Destination: Specifies the original destination IP address of the traffic, as seen before being translated, and will usually be WAN address.

After you have filled everything out it should look similar to this, plug in all the information. To explain it simply what is being done is:

To explain how this screen’s functionality translates into English: Take traffic entering the chosen interface, using the specified protocol, initiated from the specified source, destined to the specified destination, and redirect it to the specified target IP and port.

Reference

If you do the above, and then assure that on the server side that you have allowed that traffic through the firewall as well so connections can be initiated.
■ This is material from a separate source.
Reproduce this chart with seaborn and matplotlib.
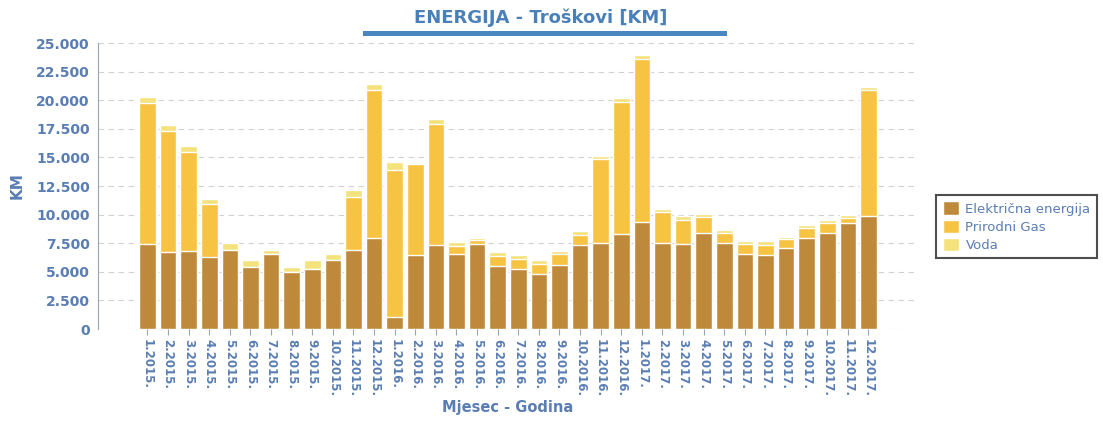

Below are some examples of allowing port 6667 through the firewall of the box that will have traffic forwarded to it:

iptables:

iptables -A INPUT -p tcp -m state --state NEW,ESTABLISHED,RELATED --dport 6667 -j ACCEPT

ufw:

ufw allow 6667/tcp

firewalld:

firewall-cmd --permanent --zone=public --add-port=6667/tcp

pf:

pass in on egress proto tcp from any to any port 6667

After editing /etc/pf.conf, reload the rules with pfctl -f /etc/pf.conf.

Windows:

netsh advfirewall firewall add rule name="Open Port 6667" dir=in action=allow protocol=TCP localport=6667

After this you should now be able to test to see if this all works.